I found the following article on Cointelegraph quite interesting:
The Bank for International Settlements looks at the role of central bank digital currencies in financial inclusion around the world.
cointelegraph.com
Cointelegraph said:
The Bank for International Settlements, or BIS, released a paper Tuesday on central bank digital currencies, or CBDCs, and
how they can be used to meet policy goals for financial inclusion. The paper
drew on interviews conducted in the second half of last year at nine central banks that are currently exploring retail CBDCs. It looked at common goals across a range of economic development levels and challenges to inclusion.
The paper identified two distinct approaches to CBDC. Some central banks saw digital currency as a catalyst for innovation and development while others expected it to
serve as a complement to existing initiatives. All of the central banks emphasized the need for stakeholder education and acceptance, both among consumers and service providers.
For those who need a translation, "
financial inclusion" is a feel-good paramoralism shaped by central bankers that means the assimilation of every man, woman and child into a system of economic management that gives the bankers ultimate control over what happens, or doesn't happen, to every unit of currency within that system.
"
Existing initiatives" are the monetary policy tools such as fractional reserve banking and quantitative easing that the bankers have been using to pillage value from the real economy - the productive output of human beings - for centuries.
Cointelegraph said:
Data privacy, and the related issues of money laundering and the financing of terrorism, were seen as top challenges. Servicing the vulnerable — children, the elderly and users with disabilities — was also named a priority.
Here, reading between the lines, we see the points of primary concern for them that CBDCs are meant to address.
1.
Data privacy - the ability to hide a transaction from the eyes of the central bankers is their main concern. Thus we can assume CBDCs to have total financial surveillance capability as a design goal.
2.
Money laundering and the financing of terrorism - since vast quantities of money laundering and terrorist financing take place within the legacy financial system as numerous reported scandals by HSBC, various European banks et al over the last decade or so demonstrate, we can be reasonably certain that stopping these activities is not intended, merely providing the capability to do so for arbitrary political reasons.
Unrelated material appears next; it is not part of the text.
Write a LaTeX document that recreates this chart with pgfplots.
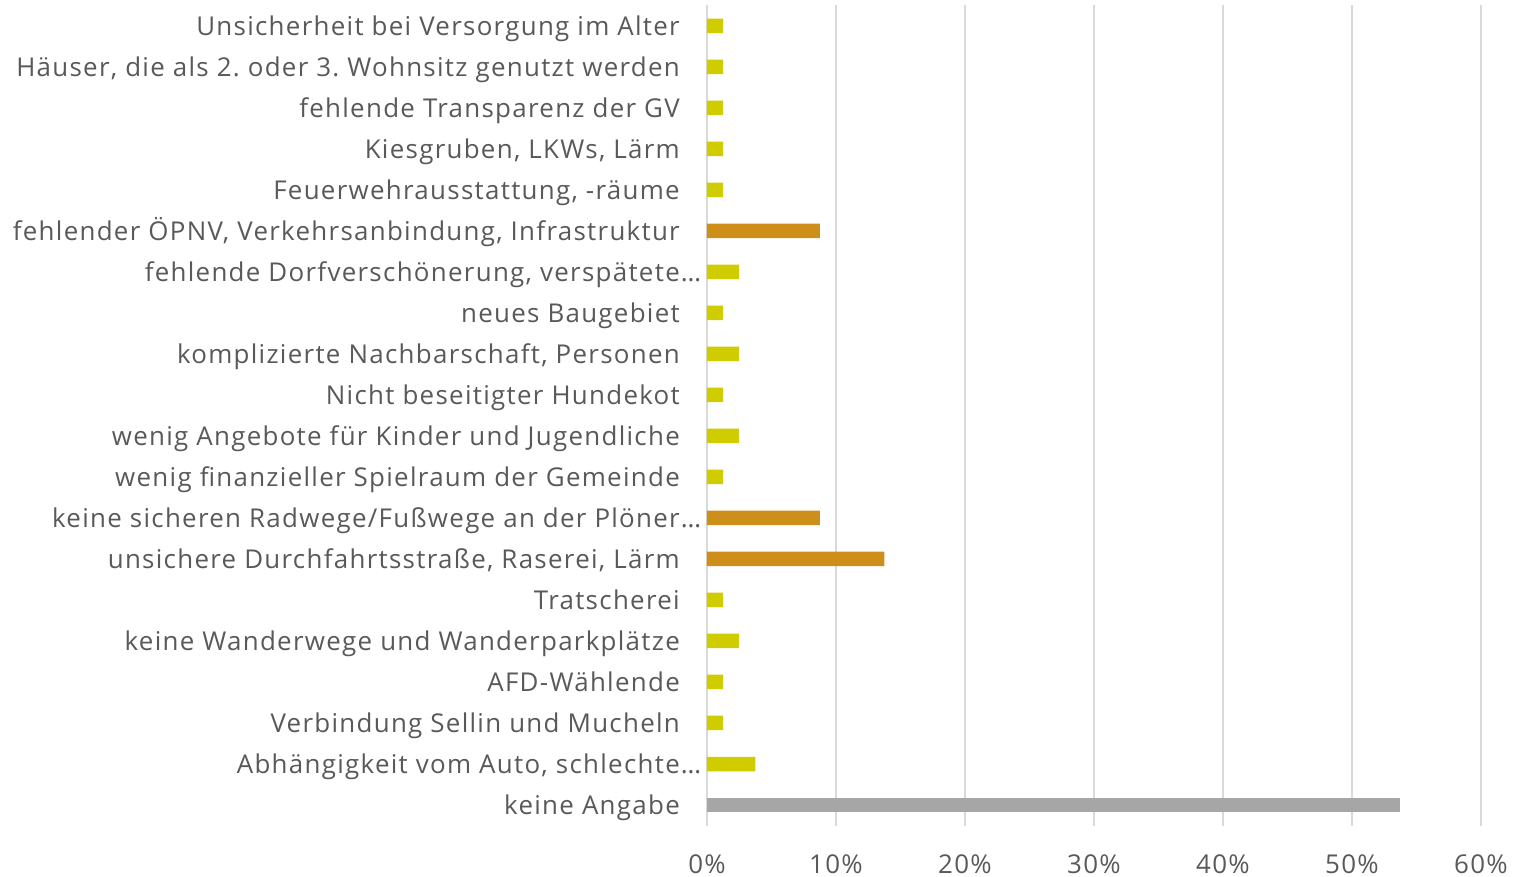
\documentclass[border=0pt]{standalone}
\usepackage{fontspec}
\setmainfont{Open Sans}[LetterSpace=5]
\frenchspacing
\usepackage{pgfplots}
\pgfplotsset{compat=1.18}
\definecolor{txt}{HTML}{595959}
\definecolor{grd}{HTML}{D9D9D9}
\definecolor{ylw}{HTML}{CFCC00}
\definecolor{org}{HTML}{CE8F1A}
\definecolor{gry}{HTML}{A6A6A6}
\newcommand{\ellp}{\rlap{\kern1bp…}}
\begin{document}
\begin{tikzpicture}
\begin{axis}[
  scale only axis,
  width=774bp, height=820bp,
  xmin=0, xmax=60,
  ymin=-0.5, ymax=19.5,
  axis line style={draw=none},
  xmajorgrids, grid style={grd, line width=1.5bp},
  xtick={0,10,20,30,40,50,60},
  xticklabels={0\%,10\%,20\%,30\%,40\%,50\%,60\%},
  ytick={0,...,19},
  yticklabels={
    keine Angabe,
    Abhängigkeit vom Auto{,} schlechte\ellp,
    Verbindung Sellin und Mucheln,
    AFD-Wählende,
    keine Wanderwege und Wanderparkplätze,
    Tratscherei,
    unsichere Durchfahrtsstraße{,} Raserei{,} Lärm,
    keine sicheren Radwege/Fußwege an der Plöner\ellp,
    wenig finanzieller Spielraum der Gemeinde,
    wenig Angebote für Kinder und Jugendliche,
    Nicht beseitigter Hundekot,
    komplizierte Nachbarschaft{,} Personen,
    neues Baugebiet,
    fehlende Dorfverschönerung{,} verspätete\ellp,
    fehlender ÖPNV{,} Verkehrsanbindung{,} Infrastruktur,
    Feuerwehrausstattung{,} -räume,
    Kiesgruben{,} LKWs{,} Lärm,
    fehlende Transparenz der GV,
    Häuser{,} die als 2. oder 3. Wohnsitz genutzt werden,
    Unsicherheit bei Versorgung im Alter},
  major tick length=0pt,
  tick label style={font=\fontsize{26}{30}\selectfont, text=txt, inner sep=0pt},
  yticklabel style={anchor=base east, xshift=-27bp, yshift=-9.5bp},
  xticklabel style={anchor=base, yshift=-48bp},
  /pgf/number format/assume math mode=true,
  xbar, bar shift=0pt, bar width=14.5bp,
  clip=false,
]
\addplot[fill=gry, draw=none] coordinates {(53.75,0)};
\addplot[fill=ylw, draw=none] coordinates {
  (3.75,1) (1.25,2) (1.25,3) (2.5,4) (1.25,5) (1.25,8) (2.5,9) (1.25,10)
  (2.5,11) (1.25,12) (2.5,13) (1.25,15) (1.25,16) (1.25,17) (1.25,18) (1.25,19)};
\addplot[fill=org, draw=none] coordinates {(13.75,6) (8.75,7) (8.75,14)};
\end{axis}
\pgfresetboundingbox
\path (current axis.south west) ++(-707bp,-51.5bp) coordinate (bl);
\path (current axis.north east) ++(33bp,5.5bp) coordinate (tr);
\path[use as bounding box] (bl) rectangle (tr);
\end{tikzpicture}
\end{document}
Canada's Trudeau gave us an unintended preview of what kinds of situations would be rationalized as 'appropriate' with the freezing of accounts related to the financing of the Canadian Trucker's protest earlier this year. Thus, blocking of transaction capability and suspension and rerouting of funds without the owner's consent are also likely "must have" design goals for CBDCs.
3.
Servicing the vulnerable - these groups are typically seen as those that most "require" government assistance, justifying taxation of the non-"vulnerable" in order to pay for said assistance. Thus, we can assume that social welfare features will be design goals of CBDCs as well - the ability to distribute government payments such as UBIs, restrict funds to certain types of transactions (eg. virtual food stamps), provide for automatic taxation of certain types of payments (salaries, luxury purchases) and garnishing of others (eg. child support payments).
Cointelegraph said:
Some challenges, such as geographical isolation and levels of digitization, varied in degree among the central banks, but several CBDC design features were highlighted as key to financial inclusion across the spectrum. Promotion of a two-tiered payment system with private-sector participants, interoperability across a multiple functions and borders, and adequate regulation were elements mentioned in this context.
Here, "
two-tiered payment system" refers to a Central or Reserve Bank that is nominally controlled by a national government on one tier, and another for private banks that would have a privileged position compared to typical retail participants. In the current US system, these banks are those that borrow currency from the Federal Reserve at zero or near-zero interest and lend it out at much higher rates, making profit at virtually no cost.
"
Interoperability across multiple functions and borders" means the system will work the same way regardless of whether it is operated by private institutions or government, regardless of what the system is being requested to do (tax funds, suspend funds, transfer funds etc.) and regardless of what country the system operates in.
"
Adequate regulation" means adequate deployment of government force to ensure that people use the system and aren't able to opt out.
Note that many of these design goals are already present and functional in the existing financial system - there's no real need for CBDCs, as it were.
Cointelegraph said:
The central banks discussed in the paper were those of
The Bahamas, Canada, China, the Eastern Caribbean, Ghana, Malaysia, the Philippines,
Ukraine and Uruguay. The
World Bank also took part in the research.
The BIS has taken a
strong stance on the place of the central bank in the emerging digital economy and
the need for cryptocurrency regulation. It recently
completed a successful pilot project, called
Project Dunbar, with the central banks of Australia, Malaysia, Singapore and South Africa to create an international settlements platform.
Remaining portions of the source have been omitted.